We talked last night and got to laughing about Peyton Place, which came out in the fifties. He had just read a biography of Grace Metalious, who was sort of the Danielle Steel of her time. It was hot stuff. And they made a terrible movie out of it.
Rumpus: What are some of the other guilty pleasures that you guys share?
Wolff: We have an unquenchable appetite for vulgar comics and humor. I think I’m the master of all that Funny or Die has surveyed. I’m a great Zach Galifianakis fan and Will Ferrell, though we were both a little let down by the new Ron Burgundy movie.
You know, we might be talking about The Wire, which I think is one of the great novels of our time, but at the same time, we’ll talk about A Dance to the Music of Time, these novels of manners in England. And we both share an enthusiasm for Edward St. Aubyn. We talk about him a lot. So it’s a grab bag.
Rumpus: Do you guys share drafts of your writing?
Wolff: Well, for me, there’s been a lot less to show recently, but absolutely. We have little short-hands we use, like “Mute the violin here.” But, also, when you’re building to a climax of comprehension, there’s a tendency on my part anyway to let rhetoric roll me along a bit, and he hears that at once.
Rumpus: What an incredible resource for both of you, to have an editor who knows you so well.
Wolff: I’ll say. We can both hear the false clink of something. You know, a coin that’s not made of what it’s supposed to made of. We can hear that and call each other on it. He certainly can hear when I’m putting on a long face or pulling on my beard about something.
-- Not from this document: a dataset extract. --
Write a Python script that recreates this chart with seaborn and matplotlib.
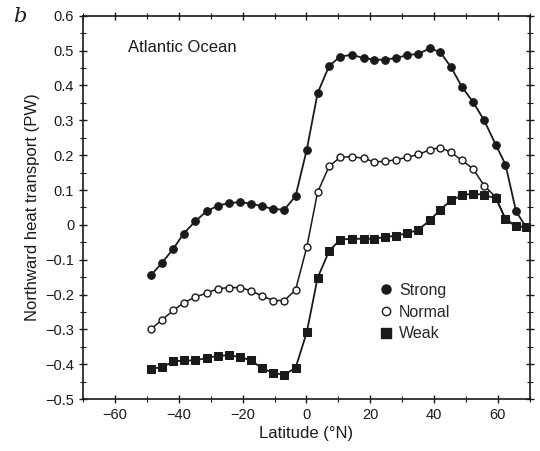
import matplotlib
matplotlib.use("Agg")
import matplotlib.pyplot as plt
import seaborn as sns
import pandas as pd
from matplotlib.ticker import MultipleLocator
from matplotlib.lines import Line2D

latitude = [-48.6, -45.2, -41.7, -38.5, -34.9, -31.3, -27.8, -24.2, -20.7, -17.4,
            -13.9, -10.4, -6.9, -3.4, 0.1, 3.5, 7.1, 10.6, 14.2, 17.9,
            21.1, 24.6, 28.1, 31.6, 35.1, 38.8, 42.0, 45.3, 48.8, 52.2,
            55.7, 59.4, 62.4, 65.7, 68.8]

strong = [-0.143, -0.108, -0.068, -0.025, 0.010, 0.039, 0.055, 0.063, 0.065, 0.061,
          0.054, 0.045, 0.044, 0.083, 0.216, 0.378, 0.456, 0.483, 0.488, 0.479,
          0.474, 0.474, 0.479, 0.487, 0.491, 0.507, 0.495, 0.453, 0.395, 0.353,
          0.300, 0.229, 0.173, 0.039, -0.006]

normal = [-0.298, -0.272, -0.245, -0.224, -0.207, -0.196, -0.183, -0.180, -0.180, -0.189,
          -0.204, -0.217, -0.217, -0.186, -0.064, 0.094, 0.168, 0.194, 0.196, 0.191,
          0.181, 0.182, 0.187, 0.194, 0.202, 0.216, 0.222, 0.208, 0.185, 0.161,
          0.113, 0.079, 0.016, -0.004, -0.006]

weak = [-0.413, -0.408, -0.392, -0.389, -0.389, -0.382, -0.376, -0.374, -0.379, -0.389,
        -0.411, -0.425, -0.430, -0.410, -0.308, -0.152, -0.075, -0.042, -0.040, -0.040,
        -0.040, -0.035, -0.031, -0.024, -0.014, 0.014, 0.044, 0.070, 0.085, 0.090,
        0.086, 0.076, 0.017, -0.004, -0.006]

series_names = ["Strong", "Normal", "Weak"]

sns.set_style("ticks")
plt.rcParams['font.family'] = ['Liberation Sans', 'DejaVu Sans']

fig = plt.figure(figsize=(5.4, 4.51), dpi=100)
ax = fig.add_axes([0.154, 0.115, 0.827, 0.85])

ink = "#1a1a1a"
df_s = pd.DataFrame({"lat": latitude, "val": strong})
df_n = pd.DataFrame({"lat": latitude, "val": normal})
df_w = pd.DataFrame({"lat": latitude, "val": weak})

sns.lineplot(data=df_s, x="lat", y="val", ax=ax, color=ink, lw=1.3,
             marker="o", markersize=5.5, markerfacecolor=ink, markeredgecolor=ink)
sns.lineplot(data=df_n, x="lat", y="val", ax=ax, color=ink, lw=1.1,
             marker="o", markersize=5, markerfacecolor="white", markeredgecolor=ink,
             markeredgewidth=1.0)
sns.lineplot(data=df_w, x="lat", y="val", ax=ax, color=ink, lw=1.3,
             marker="s", markersize=5.5, markerfacecolor=ink, markeredgecolor=ink)

ax.set_xlim(-70, 70)
ax.set_ylim(-0.5, 0.6)
ax.xaxis.set_minor_locator(MultipleLocator(10))
ax.yaxis.set_minor_locator(MultipleLocator(0.05))
ax.set_xticks([-60, -40, -20, 0, 20, 40, 60])
ax.set_yticks([-0.5, -0.4, -0.3, -0.2, -0.1, 0, 0.1, 0.2, 0.3, 0.4, 0.5, 0.6])
ax.set_yticklabels(["\u22120.5", "\u22120.4", "\u22120.3", "\u22120.2", "\u22120.1", "0",
                    "0.1", "0.2", "0.3", "0.4", "0.5", "0.6"])
ax.set_xticklabels(["\u221260", "\u221240", "\u221220", "0", "20", "40", "60"])

ax.tick_params(which="major", direction="inout", length=6, width=1.0, colors=ink,
               top=True, right=True, labelsize=10.5)
ax.tick_params(which="minor", direction="inout", length=4, width=0.8, colors=ink,
               top=True, right=True)
for sp in ax.spines.values():
    sp.set_linewidth(1.2)
    sp.set_color(ink)

ax.set_xlabel("Latitude (\u00b0N)", fontsize=12, color=ink, labelpad=3)
ax.set_ylabel("Northward heat transport (PW)", fontsize=12, color=ink, labelpad=4)

ax.text(0.1, 0.905, "Atlantic Ocean", transform=ax.transAxes, fontsize=12, color=ink)
fig.text(0.025, 0.952, "b", fontsize=15, style="italic", family="DejaVu Serif", color=ink)

handles = [
    Line2D([], [], ls="none", marker="o", markersize=6.5, mfc=ink, mec=ink),
    Line2D([], [], ls="none", marker="o", markersize=6, mfc="white", mec=ink),
    Line2D([], [], ls="none", marker="s", markersize=6.5, mfc=ink, mec=ink),
]
ax.legend(handles, series_names, loc="upper left", bbox_to_anchor=(0.668, 0.303),
          frameon=False, fontsize=11.5, handlelength=0.6, handletextpad=0.5,
          labelspacing=0.42, borderaxespad=0, borderpad=0)

fig.savefig("out.png", dpi=100)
I’m a great Red Sox fan and my favorite player is Dustin Perdroia, the second baseman. I was telling Toby that he might just be my favorite baseball player ever. He asked me, “What is it about him?” and I said, “He’s got this amazing work ethic.” Toby started breaking up, and he said, “I never thought I’d live long enough to hear my brother commend somebody for their work ethic.” He immediately heard the bullshit in it.